Um documento produzido pelo Superior Tribunal Militar (STM) nesta quarta-feira, 30, traz informações inéditas sobre a forma como a ditadura militar engavetou um processo judicial aberto por ela mesma para corroborar a existência de uma “ameaça comunista” contra o Brasil e justificar o golpe de 1964.
O documento foi assinado pelo presidente do STM, Francisco Joseli Camelo Parente – um militar que tem se esforçado de forma louvável para dar transparência à corte – e enviado ao ministro Edson Fachin, do Supremo Tribunal Federal (STF).
Fachin solicitou as informações ao STF porque é relator de um habeas corpus apresentado em 2022 para instar o Judiciário a finalmente, dar uma conclusão ao caso.

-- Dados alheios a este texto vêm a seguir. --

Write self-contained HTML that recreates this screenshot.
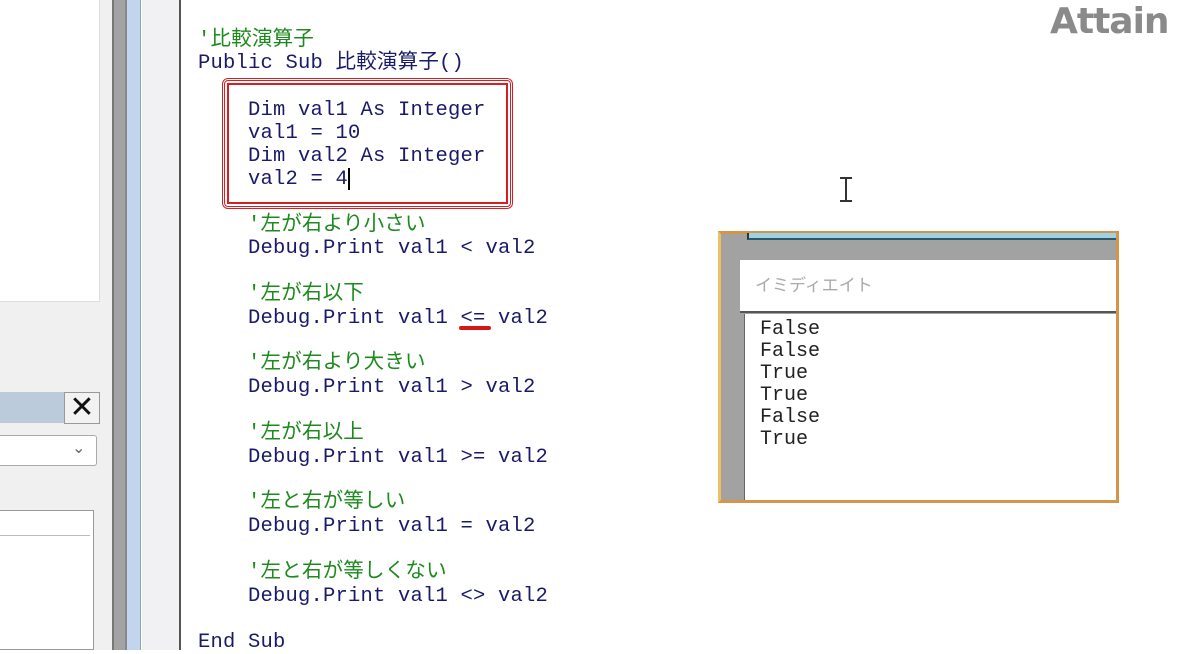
<!DOCTYPE html>
<html><head><meta charset="utf-8"><style>
body{margin:0;width:1200px;height:650px;overflow:hidden;background:#fff;position:relative;font-family:"Liberation Mono","Noto Sans CJK JP",monospace;}
div{position:absolute;box-sizing:border-box;}
.l{font-size:20.5px;line-height:23px;white-space:pre;color:#1a1a6a;letter-spacing:0.2px;}
.c{color:#1c8a1c;}
.o{font-size:20px;line-height:22px;white-space:pre;color:#222;}
</style></head><body>
<div style="left:0;top:0;width:112px;height:650px;background:#f0f0f0"></div>
<div style="left:0;top:0;width:100px;height:302px;background:#fff;border-right:1px solid #ddd;border-bottom:1px solid #ddd"></div>
<div style="left:0;top:392px;width:100px;height:31px;background:#bccbdc"></div>
<div style="left:64px;top:392px;width:36px;height:32px;background:#f2f2f2;border:1px solid #999;font:30px/30px 'DejaVu Sans',sans-serif;text-align:center;color:#111">✕</div>
<div style="left:0;top:435px;width:97px;height:31px;background:#fff;border:1px solid #aaa;border-left:none;border-radius:0 3px 3px 0"></div>
<div style="left:72px;top:438px;font:16px/20px 'DejaVu Sans',sans-serif;color:#666">⌄</div>
<div style="left:0;top:510px;width:94px;height:140px;background:#fff;border:1px solid #999;border-left:none"></div>
<div style="left:0;top:512px;width:90px;height:24px;border-bottom:1px solid #bbb"></div>
<div style="left:112px;top:0;width:15px;height:650px;background:#a3a3a3;border-left:2px solid #777;border-right:2px solid #888"></div>
<div style="left:127px;top:0;width:14px;height:650px;background:#c2d5ec;border-right:1px solid #8aa"></div>
<div style="left:142px;top:0;width:38px;height:650px;background:#f1f1f4"></div>
<div style="left:179px;top:0;width:2px;height:650px;background:#555"></div>
<div style="left:1050px;top:0px;font:bold 36px/44px 'DejaVu Sans',sans-serif;color:#8a8a8a;letter-spacing:-1px">Attain</div>
<div class="l c" style="left:198px;top:29px">'比較演算子</div>
<div class="l" style="left:198px;top:52px">Public Sub 比較演算子()</div>
<div style="left:222px;top:78px;width:291px;height:131px;border:3px double #d42020;border-radius:6px"></div>
<div style="left:227px;top:83px;width:281px;height:121px;border:2px solid #d42020"></div>
<div class="l" style="left:248px;top:99px">Dim val1 As Integer
val1 = 10
Dim val2 As Integer
val2 = 4</div>
<div style="left:348px;top:168px;width:2px;height:22px;background:#000"></div>
<div class="l c" style="left:248px;top:214px">'左が右より小さい</div>
<div class="l" style="left:248px;top:237px">Debug.Print val1 &lt; val2</div>
<div class="l c" style="left:248px;top:283px">'左が右以下</div>
<div class="l" style="left:248px;top:307px">Debug.Print val1 &lt;= val2</div>
<div style="left:459px;top:326px;width:32px;height:4px;background:#d41818;border-radius:2px"></div>
<div class="l c" style="left:248px;top:352px">'左が右より大きい</div>
<div class="l" style="left:248px;top:376px">Debug.Print val1 &gt; val2</div>
<div class="l c" style="left:248px;top:422px">'左が右以上</div>
<div class="l" style="left:248px;top:446px">Debug.Print val1 &gt;= val2</div>
<div class="l c" style="left:248px;top:491px">'左と右が等しい</div>
<div class="l" style="left:248px;top:515px">Debug.Print val1 = val2</div>
<div class="l c" style="left:248px;top:561px">'左と右が等しくない</div>
<div class="l" style="left:248px;top:585px">Debug.Print val1 &lt;&gt; val2</div>
<div class="l" style="left:198px;top:631px">End Sub</div>
<div style="left:845px;top:178px;width:2px;height:23px;background:#333"></div>
<div style="left:840px;top:177px;width:12px;height:2px;background:#333"></div>
<div style="left:840px;top:200px;width:12px;height:2px;background:#333"></div>
<div style="left:718px;top:231px;width:401px;height:272px;background:#a2a2a2;border:3px solid #d3954a;border-left-color:#f0c060"></div>
<div style="left:747px;top:233px;width:369px;height:7px;background:#9fd0e4;border-left:2px solid #333;border-bottom:2px solid #2a5a6a"></div>
<div style="left:740px;top:260px;width:376px;height:53px;background:#fff;border-bottom:2px solid #555"></div>
<div style="left:755px;top:272px;font:17px/24px 'Noto Sans CJK JP',sans-serif;color:#aaa">イミディエイト</div>
<div style="left:744px;top:314px;width:372px;height:186px;background:#fff;border-left:1px solid #666"></div>
<div class="o" style="left:760px;top:319px">False
False
True
True
False
True</div>
</body></html>
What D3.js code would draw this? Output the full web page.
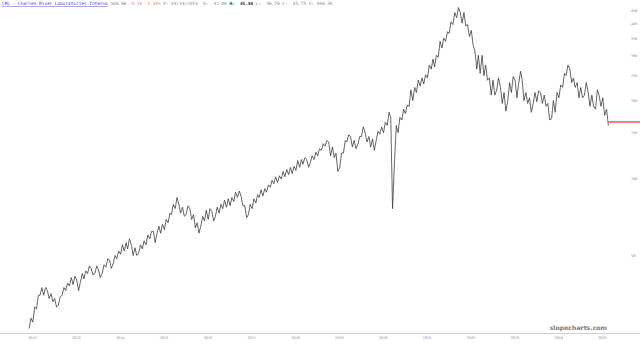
<!DOCTYPE html>
<html><head><meta charset="utf-8">
<script src="https://cdn.jsdelivr.net/npm/d3@7"></script>
<style>html,body{margin:0;padding:0;background:#fff;}svg{display:block;}</style>
</head><body>
<svg id="c" width="640" height="344"></svg>
<script>
// Monthly price ranges, Dec 2011 .. Feb 2025
const startMonth = "2011-12";
const lows = [
 26.0,
 27.5,31,35,35,34,33,31.5,32,35,36.5,38,38.5,
 36.5,39.5,40.5,42.5,42,42.5,41,42.5,45,44.5,46.5,48.5,
 50.5,52,53,50,50,51,53,55,58,56,61,61,
 63,67,72,76,73,71,72,69,64,61,65,68,
 69,68,71,73,76,77,78,81,84,78,70,72,
 76,80,84,85,88,92,95,96,99,101,103,104,
 107,110,113,110,115,118,122,128,133,122,120,106,
 110,125,138,132,130,135,145,138,132,128,140,148,
 150,160,76,115,150,168,178,190,200,215,228,232,
 245,265,270,295,320,340,365,395,420,400,390,355,
 330,265,255,250,240,210,210,220,195,182,200,215,
 205,235,200,195,180,195,198,195,190,168,170,180,
 205,225,250,235,225,205,205,210,190,190,185,190,
 175,160
];
const highs = [
 28.5,
 31.5,35,37.5,37.5,36.5,35.5,34,34.5,37.5,39,41,41.5,
 40,42.5,43.5,45.5,44.5,45.5,44,46,48.5,48,50,52,
 55,56,58,55,53.5,55,57,60,62,62,65,66,
 69,73,79,84,79,77,78,76,72,67,71,75,
 76,74,77,79,82,83,84,88,89,85,78,79,
 83,86,90,91,94,98,101,102,106,108,110,111,
 117,118,120,118,122,126,130,136,140,138,132,125,
 125,140,147,145,140,145,158,150,145,142,152,158,
 165,180,172,160,172,185,192,220,225,240,245,252,
 275,290,300,340,350,370,405,440,460,440,440,395,
 375,310,300,300,275,245,240,245,225,215,235,248,
 240,260,240,215,205,215,218,215,210,195,200,215,
 230,255,275,265,245,235,225,235,215,210,220,210,
 205,185
];
const lastPrice = 165;
const yTicks = [50,100,150,200,250,300,350,400,450];
const xYears = [2012,2013,2014,2015,2016,2017,2018,2019,2020,2021,2022,2023,2024,2025];
const header = {
  name: "CRL - Charles River Laboratories Interna",
  price: "160.98",
  change: "-3.16 -1.33%",
  rest1: "D: 03/13/2013  O:  41.00 ",
  hLabel: "H:  45.80",
  rest2: " L:  40.78 C:  45.75 V: 400.2K"
};

const svg = d3.select("#c");
const x = d3.scaleTime().domain([new Date(2012,0,1), new Date(2025,0,1)]).range([32, 602]);
const y = d3.scaleLog().domain([50,450]).range([255.4, 10]);

const parse = d3.timeParse("%Y-%m");
const t0 = parse(startMonth);
const pts = [];
lows.forEach((lo,i)=>{
  const hi = highs[i];
  const a = d3.timeDay.offset(d3.timeMonth.offset(t0,i),7);
  const b = d3.timeDay.offset(d3.timeMonth.offset(t0,i),22);
  const prevMid = i>0 ? (lows[i-1]+highs[i-1])/2 : lo;
  const up = (lo+hi)/2 >= prevMid;
  if(up){ pts.push([a,lo],[b,hi]); } else { pts.push([a,hi],[b,lo]); }
});

// axis baseline
svg.append("line").attr("x1",0).attr("x2",640).attr("y1",333.5).attr("y2",333.5)
  .attr("stroke","#cfcfcf").attr("stroke-width",1);

// price path
const line = d3.line().x(d=>x(d[0])).y(d=>y(d[1])).curve(d3.curveLinear);
svg.append("path").datum(pts).attr("d",line).attr("fill","none")
  .attr("stroke","#333").attr("stroke-width",0.75).attr("stroke-linejoin","miter");

// last price line
svg.append("line").attr("x1",x(new Date(2025,1,20))).attr("x2",640)
  .attr("y1",y(lastPrice)).attr("y2",y(lastPrice))
  .attr("stroke","#ee7b7b").attr("stroke-width",2);

// y axis labels
const yAxis = d3.axisRight(y).tickValues(yTicks).tickSize(0).tickPadding(0).tickFormat(d3.format("d"));
const gy = svg.append("g").attr("transform","translate(631,0)").call(yAxis);
gy.select(".domain").remove();
gy.selectAll("text").attr("font-family","DejaVu Sans Mono").attr("font-size",3.6).attr("fill","#8a8aa8");

// x axis labels
const xAxis = d3.axisBottom(x).tickValues(xYears.map(yy=>new Date(yy,0,1))).tickSize(0).tickPadding(0).tickFormat(d3.timeFormat("%Y"));
const gx = svg.append("g").attr("transform","translate(0,336)").call(xAxis);
gx.select(".domain").remove();
gx.selectAll("text").attr("font-family","DejaVu Sans Mono").attr("font-size",3.6).attr("fill","#8a8aa8");

// watermark
svg.append("text").attr("x",607).attr("y",330).attr("text-anchor","end")
  .attr("font-family","DejaVu Sans").attr("font-size",6.2).attr("font-weight","bold")
  .attr("fill","#7a7a7a").text("slopecharts.com");

// header
const ht = svg.append("text").attr("x",2).attr("y",5.2)
  .attr("font-family","DejaVu Sans Mono").attr("font-size",4.4).attr("xml:space","preserve");
ht.append("tspan").attr("fill","#3b3bd0").attr("text-decoration","underline").text(header.name);
ht.append("tspan").attr("fill","#888").text(" " + header.price + " ");
ht.append("tspan").attr("fill","#e07a7a").text(header.change);
ht.append("tspan").attr("fill","#888").text(" " + header.rest1);
ht.append("tspan").attr("fill","#333").attr("font-weight","bold").text(header.hLabel);
ht.append("tspan").attr("fill","#888").text(header.rest2);
</script>
</body></html>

O processo trata da condenação de 9 chineses, em 21 de dezembro de 1964, a 10 anos de prisão cada um. À época, para sustentar a versão de que existia uma ameaça comunista, o regime militar afirmou que agulhas de acupuntura e de pipa seriam usadas pelo grupo para assassinar autoridades brasileiras e implantar o “comunismo de vertente chinesa” no Brasil.
A versão dos militares golpistas nunca foi confirmada. Em março de 1965, como forma de reparar o incidente diplomático causado pelas prisões, a ditadura expulsou os chineses do país. Ficou pendente, no entanto, o recurso apresentado pelos acusados.
Quando o STM foi julgar o caso, em outubro de 1965, decidiu “sobrestar” o processo –ou seja: suspender o julgamento. Em maio de 1969, o caso foi remetido ao arquivo do STM.
No comunicado enviado nessa quarta ao ministro Fachin, o presidente do STM afirma ainda que “até o presente momento, o referido recurso defensivo continua sobrestado e não aguarda qualquer tipo de deliberação”. Ele lembra que os acusados nunca pediram a extinção da punição, mesmo depois de prescritos os crimes de que foram acusados. Dessa forma, segue valendo o recurso apresentado pela defesa deles na época.
Agora, cabe ao STF decidir sobre o caso. “O que está para ser decidido é o encerramento do processo, com a devolução dos valores e bens que ainda estão retidos”, afirmou à coluna o advogado Victor Mendonça Neiva, que representa o sociólogo João Vicente Goulart, filho do ex-presidente da República João Goulart, deposto pelo golpe militar de 1964.
Para o advogado, a revelação de que os militarem engavetaram o processo dos chineses “desmantela o argumento de que havia uma ameaça comunista que justificasse o golpe de 64”. Ele afirma que o interesse do João Vicente Goulart com o caso “é em restabelecer a verdade e a própria imagem do pai, que jamais atentou contra a democracia no Brasil e que sequer era comunista”.